Raw data —
──────────

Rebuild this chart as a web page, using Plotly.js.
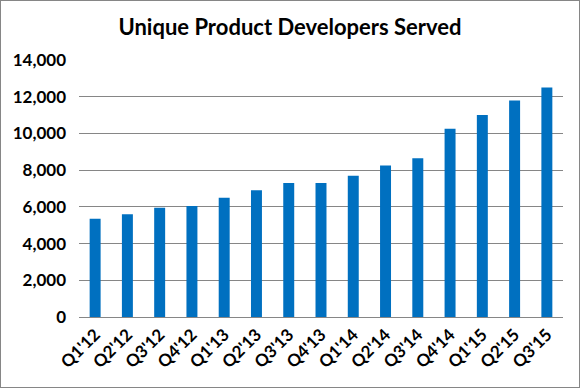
<!DOCTYPE html>
<html>
<head>
<meta charset="utf-8">
<script src="https://cdn.plot.ly/plotly-3.0.1.min.js"></script>
<style>
  html, body { margin: 0; padding: 0; background: #fff; }
  #wrap { position: relative; width: 580px; height: 388px; }
  #chart { width: 580px; height: 388px; }
  #frame { position: absolute; left: 0; top: 0; width: 578px; height: 386px; border: 1px solid #868686; pointer-events: none; }
</style>
</head>
<body>
<div id="wrap">
  <div id="chart"></div>
  <div id="frame"></div>
</div>
<script>
const quarters = ["Q1'12","Q2'12","Q3'12","Q4'12","Q1'13","Q2'13","Q3'13","Q4'13","Q1'14","Q2'14","Q3'14","Q4'14","Q1'15","Q2'15","Q3'15"];
const developers = [5350, 5600, 5950, 6050, 6500, 6900, 7300, 7300, 7700, 8250, 8650, 10250, 11000, 11800, 12500];
const yTicks = [0, 2000, 4000, 6000, 8000, 10000, 12000, 14000];
const yTickLabels = ["0", "2,000", "4,000", "6,000", "8,000", "10,000", "12,000", "14,000"];
const chartTitle = "Unique Product Developers Served";

const fontFamily = "Lato, 'Liberation Sans', sans-serif";

const data = [{
  type: 'bar',
  x: quarters,
  y: developers,
  marker: { color: '#0070C0', line: { width: 0 } },
  hoverinfo: 'x+y'
}];

const layout = {
  width: 580,
  height: 388,
  margin: { l: 79, r: 17, t: 60, b: 71 },
  paper_bgcolor: '#ffffff',
  plot_bgcolor: '#ffffff',
  bargap: 0.66,
  showlegend: false,
  title: {
    text: '<b>' + chartTitle + '</b>',
    x: 0.5,
    xanchor: 'center',
    xref: 'container',
    y: 1 - 27 / 388,
    yanchor: 'middle',
    yref: 'container',
    font: { family: fontFamily, size: 22, color: '#000000' }
  },
  xaxis: {
    type: 'category',
    showgrid: false,
    showline: true,
    linecolor: '#868686',
    linewidth: 1,
    ticks: '',
    tickangle: -45,
    tickfont: { family: fontFamily, size: 17, color: '#000000', weight: 'bold' },
    zeroline: false
  },
  yaxis: {
    range: [0, 14000],
    tickvals: yTicks,
    ticktext: yTickLabels,
    showgrid: true,
    gridcolor: '#868686',
    gridwidth: 1,
    showline: false,
    zeroline: false,
    ticks: '',
    ticklabelstandoff: 12,
    tickfont: { family: fontFamily, size: 17, color: '#000000', weight: 'bold' }
  }
};

Plotly.newPlot('chart', data, layout, { displayModeBar: false, staticPlot: true });
</script>
</body>
</html>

──────────

Problem to solve —
Quote the material exactly. Pictures stay out.

Answer to the exercise —
Rebuild this chart as a web page, using Plotly.js.
<!DOCTYPE html>
<html>
<head>
<meta charset="utf-8">
<script src="https://cdn.plot.ly/plotly-3.0.1.min.js"></script>
<style>
  html, body { margin: 0; padding: 0; background: #fff; }
  #wrap { position: relative; width: 580px; height: 388px; }
  #chart { width: 580px; height: 388px; }
  #frame { position: absolute; left: 0; top: 0; width: 578px; height: 386px; border: 1px solid #868686; pointer-events: none; }
</style>
</head>
<body>
<div id="wrap">
  <div id="chart"></div>
  <div id="frame"></div>
</div>
<script>
const quarters = ["Q1'12","Q2'12","Q3'12","Q4'12","Q1'13","Q2'13","Q3'13","Q4'13","Q1'14","Q2'14","Q3'14","Q4'14","Q1'15","Q2'15","Q3'15"];
const developers = [5350, 5600, 5950, 6050, 6500, 6900, 7300, 7300, 7700, 8250, 8650, 10250, 11000, 11800, 12500];
const yTicks = [0, 2000, 4000, 6000, 8000, 10000, 12000, 14000];
const yTickLabels = ["0", "2,000", "4,000", "6,000", "8,000", "10,000", "12,000", "14,000"];
const chartTitle = "Unique Product Developers Served";

const fontFamily = "Lato, 'Liberation Sans', sans-serif";

const data = [{
  type: 'bar',
  x: quarters,
  y: developers,
  marker: { color: '#0070C0', line: { width: 0 } },
  hoverinfo: 'x+y'
}];

const layout = {
  width: 580,
  height: 388,
  margin: { l: 79, r: 17, t: 60, b: 71 },
  paper_bgcolor: '#ffffff',
  plot_bgcolor: '#ffffff',
  bargap: 0.66,
  showlegend: false,
  title: {
    text: '<b>' + chartTitle + '</b>',
    x: 0.5,
    xanchor: 'center',
    xref: 'container',
    y: 1 - 27 / 388,
    yanchor: 'middle',
    yref: 'container',
    font: { family: fontFamily, size: 22, color: '#000000' }
  },
  xaxis: {
    type: 'category',
    showgrid: false,
    showline: true,
    linecolor: '#868686',
    linewidth: 1,
    ticks: '',
    tickangle: -45,
    tickfont: { family: fontFamily, size: 17, color: '#000000', weight: 'bold' },
    zeroline: false
  },
  yaxis: {
    range: [0, 14000],
    tickvals: yTicks,
    ticktext: yTickLabels,
    showgrid: true,
    gridcolor: '#868686',
    gridwidth: 1,
    showline: false,
    zeroline: false,
    ticks: '',
    ticklabelstandoff: 12,
    tickfont: { family: fontFamily, size: 17, color: '#000000', weight: 'bold' }
  }
};

Plotly.newPlot('chart', data, layout, { displayModeBar: false, staticPlot: true });
</script>
</body>
</html>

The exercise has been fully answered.